A picketing forestry worker has received a $54,500 out-of-court settlement after a company manager drove through the picket line and struck him with a company vehicle.
In 2007, Ivan Campbell was striking in Haida Gwaii, British Columbia as part of the coastal forest industry strike by the United Steelworkers. Acting logging manager David Alan Trim drove his vehicle through the Western Forest Products (WFP) picket line, hitting Campbell.
Campbell received soft-tissue injuries but was able to return to work at the end of the strike, three months later.
Trim was charged with driving without attention and due care.
On behalf of Campbell, the Steelworkers pursued civil action in B.C.’s Supreme Court. Before the case was heard, though, the Insurance Corporation of B.C. settled with Campbell.
The size of the settlement is unusual because picketers are often found partly negligent when they are injured by vehicles attempting to break through the picket line, Steelworkers counsel Sandra Banister told the Vancouver Sun. Unlike in this case, damages are often reduced by 25 to 40 per cent, she said.
Banister told the paper that she considers the $54,500 settlement to be fair, as Campbell was able to return to work at the end of the strike.

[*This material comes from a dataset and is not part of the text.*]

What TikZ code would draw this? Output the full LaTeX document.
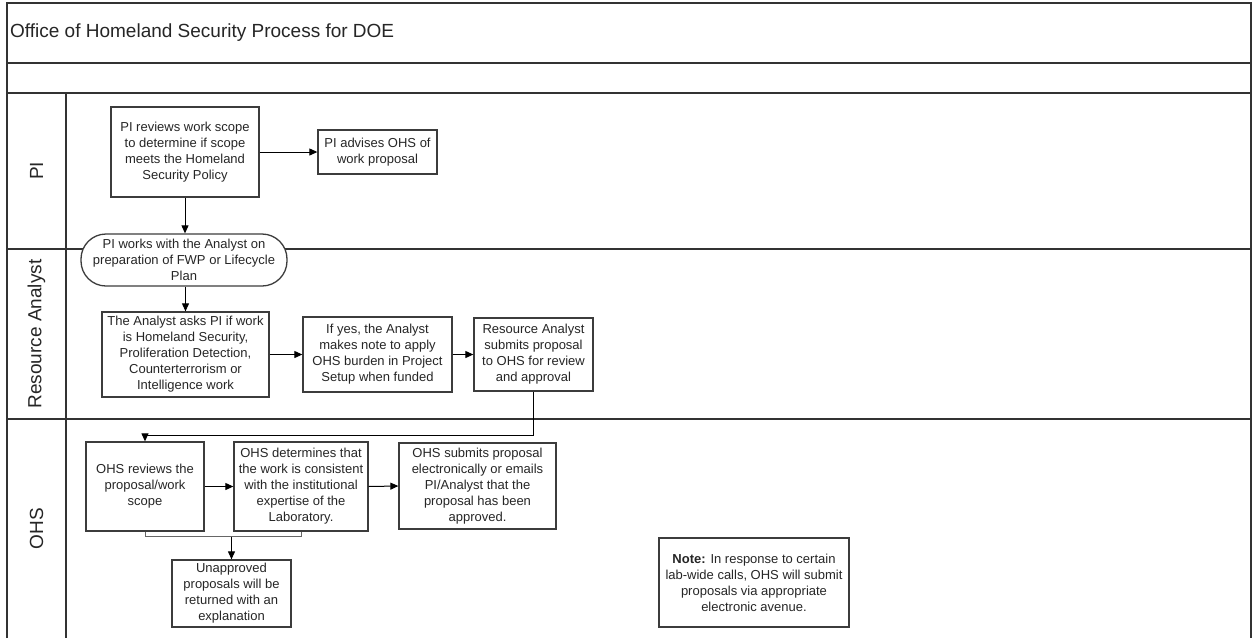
\documentclass[tikz,border=0pt]{standalone}
\usepackage{fontspec}
\setmainfont{Liberation Sans}
\usetikzlibrary{arrows.meta,positioning}
\definecolor{lane}{HTML}{333333}
\definecolor{boxc}{HTML}{3C3C3C}
\begin{document}
\begin{tikzpicture}[x=1pt,y=-1pt,
  lanel/.style={line width=1.5pt,draw=lane},
  procbox/.style={draw=boxc,line width=1.3pt,fill=white,align=center,inner sep=0pt,
    font=\fontsize{13}{16}\selectfont,text=black!85},
  termbox/.style={procbox,rounded corners=25pt},
  lanetext/.style={rotate=90,font=\fontsize{19}{22}\selectfont,text=black!85},
  arr/.style={line width=1pt,-{Triangle[length=8pt,width=7pt]}},
  link/.style={line width=1pt}
]
\useasboundingbox (0,0) rectangle (1253,638);
\fill[white] (0,0) rectangle (1253,638);
% frame and lanes
\draw[lanel] (7,638) -- (7,3) -- (1251,3) -- (1251,638);
\draw[lanel] (7,63) -- (1251,63);
\draw[lanel] (7,93) -- (1251,93);
\draw[lanel] (7,249) -- (1251,249);
\draw[lanel] (7,419) -- (1251,419);
\draw[lanel] (66,93) -- (66,638);
% title and lane labels
\node[anchor=west,font=\fontsize{19}{22}\selectfont,text=black!85,inner sep=0pt] (title) at (10,33) {Office of Homeland Security Process for DOE};
\node[lanetext] (lpi) at (36.5,171) {PI};
\node[lanetext] (lra) at (36.5,334) {Resource Analyst};
\node[lanetext] (lohs) at (36.5,528.5) {OHS};
% PI lane
\node[procbox,minimum width=148pt,minimum height=90pt] (pirev) at (185,152)
  {PI reviews work scope\\to determine if scope\\meets the Homeland\\Security Policy};
\node[procbox,minimum width=119pt,minimum height=44pt] (piadv) at (377.5,152)
  {PI advises OHS of\\work proposal};
\node[termbox,minimum width=206pt,minimum height=52pt] (piwork) at (184,260)
  {PI works with the Analyst on\\preparation of FWP or Lifecycle\\Plan};
% Resource Analyst lane
\node[procbox,minimum width=167pt,minimum height=85pt] (anask) at (185.5,354.5)
  {The Analyst asks PI if work\\is Homeland Security,\\Proliferation Detection,\\Counterterrorism or\\Intelligence work};
\node[procbox,minimum width=149pt,minimum height=75pt] (ifyes) at (377.5,354.5)
  {If yes, the Analyst\\makes note to apply\\OHS burden in Project\\Setup when funded};
\node[procbox,minimum width=119pt,minimum height=73pt] (rasub) at (533.5,354.5)
  {Resource Analyst\\submits proposal\\to OHS for review\\and approval};
% OHS lane
\node[procbox,minimum width=118pt,minimum height=89pt] (ohsrev) at (145,486.5)
  {OHS reviews the\\proposal/work\\scope};
\node[procbox,minimum width=134pt,minimum height=89pt] (ohsdet) at (301,486.5)
  {OHS determines that\\the work is consistent\\with the institutional\\expertise of the\\Laboratory.};
\node[procbox,minimum width=157pt,minimum height=86pt] (ohssub) at (477.5,486)
  {OHS submits proposal\\electronically or emails\\PI/Analyst that the\\proposal has been\\approved.};
\node[procbox,minimum width=119pt,minimum height=67pt] (unapp) at (231.5,593.5)
  {Unapproved\\proposals will be\\returned with an\\explanation};
\node[procbox,minimum width=190pt,minimum height=89pt] (note) at (754,582.5)
  {\textbf{Note:} In response to certain\\lab-wide calls, OHS will submit\\proposals via appropriate\\electronic avenue.};
% connectors
\draw[arr] (pirev.east) -- (piadv.west);
\draw[arr] (pirev.south) -- (pirev.south |- piwork.north);
\draw[arr] (piwork.south -| anask.north) -- (anask.north);
\draw[arr] (anask.east) -- (ifyes.west);
\draw[arr] (ifyes.east) -- (rasub.west);
\draw[arr] (rasub.south) |- ([yshift=6pt]ohsrev.north) -- (ohsrev.north);
\draw[arr] (ohsrev.east) -- (ohsdet.west);
\draw[arr] (ohsdet.east) -- (ohssub.west);
\draw[link,draw=black!60] (ohsrev.south) -- ++(0,5) coordinate (bl) -| (ohsdet.south);
\draw[arr] (bl -| unapp.north) -- (unapp.north);
\end{tikzpicture}
\end{document}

A statement of defence filed by WFP and Trim claims that Campbell was the negligent party for being on the road and that he failed to take any precaution to avoid the collision.
A spokesman for WFP said the forestry company was not part of the settlement and that Trim had been let go during downsizing of the company and not because of the incident.
The president of Steelworkers Local 1-1937, Darrel Wong, told the Vancouver Sun that these incidents are more common in the rest of Canada, but rare in the B.C. forest sector. He said that the last time he can remember a worker being injured while picketing was in 1986.